Written task
Extract the records below word for word and ignore the images.
■ ■ ■
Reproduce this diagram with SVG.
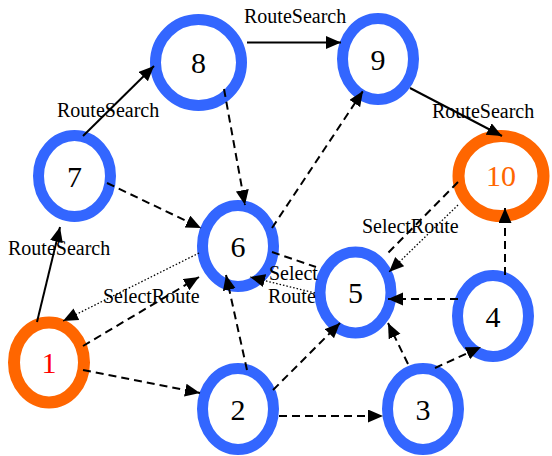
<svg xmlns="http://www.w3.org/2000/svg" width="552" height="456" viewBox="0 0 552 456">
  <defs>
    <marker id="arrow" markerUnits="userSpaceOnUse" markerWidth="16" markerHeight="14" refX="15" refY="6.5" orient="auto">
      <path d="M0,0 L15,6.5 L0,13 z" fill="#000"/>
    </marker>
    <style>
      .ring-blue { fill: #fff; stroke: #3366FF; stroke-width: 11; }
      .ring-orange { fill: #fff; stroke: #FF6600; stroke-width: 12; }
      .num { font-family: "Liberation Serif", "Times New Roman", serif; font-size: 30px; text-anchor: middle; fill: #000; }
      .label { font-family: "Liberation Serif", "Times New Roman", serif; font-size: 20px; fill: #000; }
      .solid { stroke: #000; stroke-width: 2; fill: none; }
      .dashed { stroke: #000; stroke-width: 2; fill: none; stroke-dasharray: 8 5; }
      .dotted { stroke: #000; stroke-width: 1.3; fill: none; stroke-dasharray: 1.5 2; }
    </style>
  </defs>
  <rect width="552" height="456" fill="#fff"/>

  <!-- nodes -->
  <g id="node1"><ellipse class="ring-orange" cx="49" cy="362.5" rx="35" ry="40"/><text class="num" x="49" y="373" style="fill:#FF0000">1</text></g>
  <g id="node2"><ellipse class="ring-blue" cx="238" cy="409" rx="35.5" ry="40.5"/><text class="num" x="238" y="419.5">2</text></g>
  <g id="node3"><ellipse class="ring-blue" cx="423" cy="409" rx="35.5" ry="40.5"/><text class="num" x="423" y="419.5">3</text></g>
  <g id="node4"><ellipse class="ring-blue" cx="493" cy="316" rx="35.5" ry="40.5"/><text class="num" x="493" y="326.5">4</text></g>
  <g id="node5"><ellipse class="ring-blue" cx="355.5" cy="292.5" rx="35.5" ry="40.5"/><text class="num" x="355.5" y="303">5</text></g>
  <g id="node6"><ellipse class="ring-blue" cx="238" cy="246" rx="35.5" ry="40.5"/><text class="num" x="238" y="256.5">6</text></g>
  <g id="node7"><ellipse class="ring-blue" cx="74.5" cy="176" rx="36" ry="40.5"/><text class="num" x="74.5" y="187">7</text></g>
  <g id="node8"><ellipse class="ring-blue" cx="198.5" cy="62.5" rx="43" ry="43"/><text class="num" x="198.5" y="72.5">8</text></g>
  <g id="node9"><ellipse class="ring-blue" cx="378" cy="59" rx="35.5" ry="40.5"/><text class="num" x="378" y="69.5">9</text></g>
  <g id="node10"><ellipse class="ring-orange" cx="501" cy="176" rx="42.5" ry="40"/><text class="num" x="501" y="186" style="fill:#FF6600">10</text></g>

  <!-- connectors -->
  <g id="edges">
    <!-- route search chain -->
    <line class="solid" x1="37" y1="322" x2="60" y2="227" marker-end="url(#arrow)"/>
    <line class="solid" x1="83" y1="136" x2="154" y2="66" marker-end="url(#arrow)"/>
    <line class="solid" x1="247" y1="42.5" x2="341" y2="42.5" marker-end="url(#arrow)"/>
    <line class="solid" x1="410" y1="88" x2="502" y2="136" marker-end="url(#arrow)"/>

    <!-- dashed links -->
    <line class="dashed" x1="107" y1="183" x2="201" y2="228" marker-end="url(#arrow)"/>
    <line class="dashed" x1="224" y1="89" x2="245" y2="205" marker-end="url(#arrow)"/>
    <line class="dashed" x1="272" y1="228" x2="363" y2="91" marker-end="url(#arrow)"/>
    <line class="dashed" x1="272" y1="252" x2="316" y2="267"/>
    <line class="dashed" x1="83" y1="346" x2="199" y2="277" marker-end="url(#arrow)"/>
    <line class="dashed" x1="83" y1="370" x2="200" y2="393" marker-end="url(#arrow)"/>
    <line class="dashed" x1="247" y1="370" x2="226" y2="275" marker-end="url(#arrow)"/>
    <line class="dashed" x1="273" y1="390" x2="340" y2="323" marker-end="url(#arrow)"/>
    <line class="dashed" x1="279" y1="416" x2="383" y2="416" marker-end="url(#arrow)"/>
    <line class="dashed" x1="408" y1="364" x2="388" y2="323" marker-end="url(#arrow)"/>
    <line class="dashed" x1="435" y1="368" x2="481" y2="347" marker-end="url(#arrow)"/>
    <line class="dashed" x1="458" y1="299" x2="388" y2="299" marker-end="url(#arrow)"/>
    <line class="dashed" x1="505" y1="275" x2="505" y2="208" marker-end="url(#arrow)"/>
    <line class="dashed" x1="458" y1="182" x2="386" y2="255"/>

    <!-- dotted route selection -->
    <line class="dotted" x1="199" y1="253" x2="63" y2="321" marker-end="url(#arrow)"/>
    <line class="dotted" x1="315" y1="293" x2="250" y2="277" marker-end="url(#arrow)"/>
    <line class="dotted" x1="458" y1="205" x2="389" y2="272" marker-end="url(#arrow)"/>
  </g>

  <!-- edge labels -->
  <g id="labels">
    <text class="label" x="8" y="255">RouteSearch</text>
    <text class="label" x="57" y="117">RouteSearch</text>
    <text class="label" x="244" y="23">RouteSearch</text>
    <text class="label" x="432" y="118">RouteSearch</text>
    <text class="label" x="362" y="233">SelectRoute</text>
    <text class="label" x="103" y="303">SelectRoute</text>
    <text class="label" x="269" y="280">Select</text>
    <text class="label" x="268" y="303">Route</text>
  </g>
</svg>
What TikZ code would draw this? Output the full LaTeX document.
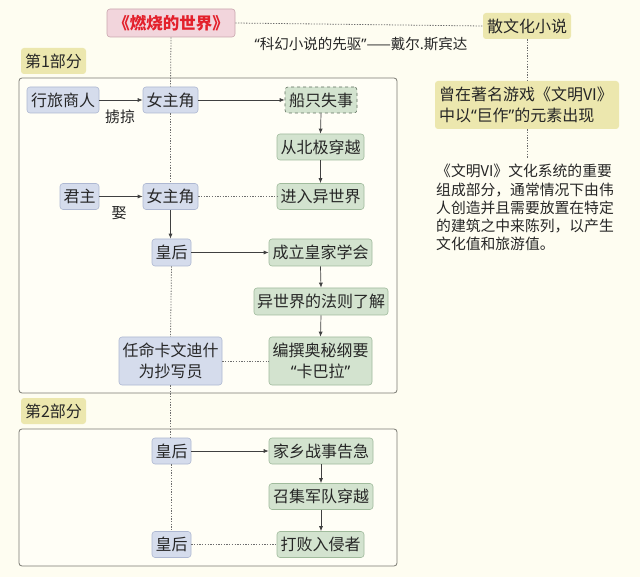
■ ■ ■
Exercise solution
Reproduce this diagram with SVG.
<svg xmlns="http://www.w3.org/2000/svg" width="552" height="456" viewBox="0 0 552 456">
  <defs>
    <marker id="arrow" markerUnits="userSpaceOnUse" markerWidth="16" markerHeight="14" refX="15" refY="6.5" orient="auto">
      <path d="M0,0 L15,6.5 L0,13 z" fill="#000"/>
    </marker>
    <style>
      .ring-blue { fill: #fff; stroke: #3366FF; stroke-width: 11; }
      .ring-orange { fill: #fff; stroke: #FF6600; stroke-width: 12; }
      .num { font-family: "Liberation Serif", "Times New Roman", serif; font-size: 30px; text-anchor: middle; fill: #000; }
      .label { font-family: "Liberation Serif", "Times New Roman", serif; font-size: 20px; fill: #000; }
      .solid { stroke: #000; stroke-width: 2; fill: none; }
      .dashed { stroke: #000; stroke-width: 2; fill: none; stroke-dasharray: 8 5; }
      .dotted { stroke: #000; stroke-width: 1.3; fill: none; stroke-dasharray: 1.5 2; }
    </style>
  </defs>
  <rect width="552" height="456" fill="#fff"/>

  <!-- nodes -->
  <g id="node1"><ellipse class="ring-orange" cx="49" cy="362.5" rx="35" ry="40"/><text class="num" x="49" y="373" style="fill:#FF0000">1</text></g>
  <g id="node2"><ellipse class="ring-blue" cx="238" cy="409" rx="35.5" ry="40.5"/><text class="num" x="238" y="419.5">2</text></g>
  <g id="node3"><ellipse class="ring-blue" cx="423" cy="409" rx="35.5" ry="40.5"/><text class="num" x="423" y="419.5">3</text></g>
  <g id="node4"><ellipse class="ring-blue" cx="493" cy="316" rx="35.5" ry="40.5"/><text class="num" x="493" y="326.5">4</text></g>
  <g id="node5"><ellipse class="ring-blue" cx="355.5" cy="292.5" rx="35.5" ry="40.5"/><text class="num" x="355.5" y="303">5</text></g>
  <g id="node6"><ellipse class="ring-blue" cx="238" cy="246" rx="35.5" ry="40.5"/><text class="num" x="238" y="256.5">6</text></g>
  <g id="node7"><ellipse class="ring-blue" cx="74.5" cy="176" rx="36" ry="40.5"/><text class="num" x="74.5" y="187">7</text></g>
  <g id="node8"><ellipse class="ring-blue" cx="198.5" cy="62.5" rx="43" ry="43"/><text class="num" x="198.5" y="72.5">8</text></g>
  <g id="node9"><ellipse class="ring-blue" cx="378" cy="59" rx="35.5" ry="40.5"/><text class="num" x="378" y="69.5">9</text></g>
  <g id="node10"><ellipse class="ring-orange" cx="501" cy="176" rx="42.5" ry="40"/><text class="num" x="501" y="186" style="fill:#FF6600">10</text></g>

  <!-- connectors -->
  <g id="edges">
    <!-- route search chain -->
    <line class="solid" x1="37" y1="322" x2="60" y2="227" marker-end="url(#arrow)"/>
    <line class="solid" x1="83" y1="136" x2="154" y2="66" marker-end="url(#arrow)"/>
    <line class="solid" x1="247" y1="42.5" x2="341" y2="42.5" marker-end="url(#arrow)"/>
    <line class="solid" x1="410" y1="88" x2="502" y2="136" marker-end="url(#arrow)"/>

    <!-- dashed links -->
    <line class="dashed" x1="107" y1="183" x2="201" y2="228" marker-end="url(#arrow)"/>
    <line class="dashed" x1="224" y1="89" x2="245" y2="205" marker-end="url(#arrow)"/>
    <line class="dashed" x1="272" y1="228" x2="363" y2="91" marker-end="url(#arrow)"/>
    <line class="dashed" x1="272" y1="252" x2="316" y2="267"/>
    <line class="dashed" x1="83" y1="346" x2="199" y2="277" marker-end="url(#arrow)"/>
    <line class="dashed" x1="83" y1="370" x2="200" y2="393" marker-end="url(#arrow)"/>
    <line class="dashed" x1="247" y1="370" x2="226" y2="275" marker-end="url(#arrow)"/>
    <line class="dashed" x1="273" y1="390" x2="340" y2="323" marker-end="url(#arrow)"/>
    <line class="dashed" x1="279" y1="416" x2="383" y2="416" marker-end="url(#arrow)"/>
    <line class="dashed" x1="408" y1="364" x2="388" y2="323" marker-end="url(#arrow)"/>
    <line class="dashed" x1="435" y1="368" x2="481" y2="347" marker-end="url(#arrow)"/>
    <line class="dashed" x1="458" y1="299" x2="388" y2="299" marker-end="url(#arrow)"/>
    <line class="dashed" x1="505" y1="275" x2="505" y2="208" marker-end="url(#arrow)"/>
    <line class="dashed" x1="458" y1="182" x2="386" y2="255"/>

    <!-- dotted route selection -->
    <line class="dotted" x1="199" y1="253" x2="63" y2="321" marker-end="url(#arrow)"/>
    <line class="dotted" x1="315" y1="293" x2="250" y2="277" marker-end="url(#arrow)"/>
    <line class="dotted" x1="458" y1="205" x2="389" y2="272" marker-end="url(#arrow)"/>
  </g>

  <!-- edge labels -->
  <g id="labels">
    <text class="label" x="8" y="255">RouteSearch</text>
    <text class="label" x="57" y="117">RouteSearch</text>
    <text class="label" x="244" y="23">RouteSearch</text>
    <text class="label" x="432" y="118">RouteSearch</text>
    <text class="label" x="362" y="233">SelectRoute</text>
    <text class="label" x="103" y="303">SelectRoute</text>
    <text class="label" x="269" y="280">Select</text>
    <text class="label" x="268" y="303">Route</text>
  </g>
</svg>
What TikZ code would draw this? Output the full LaTeX document.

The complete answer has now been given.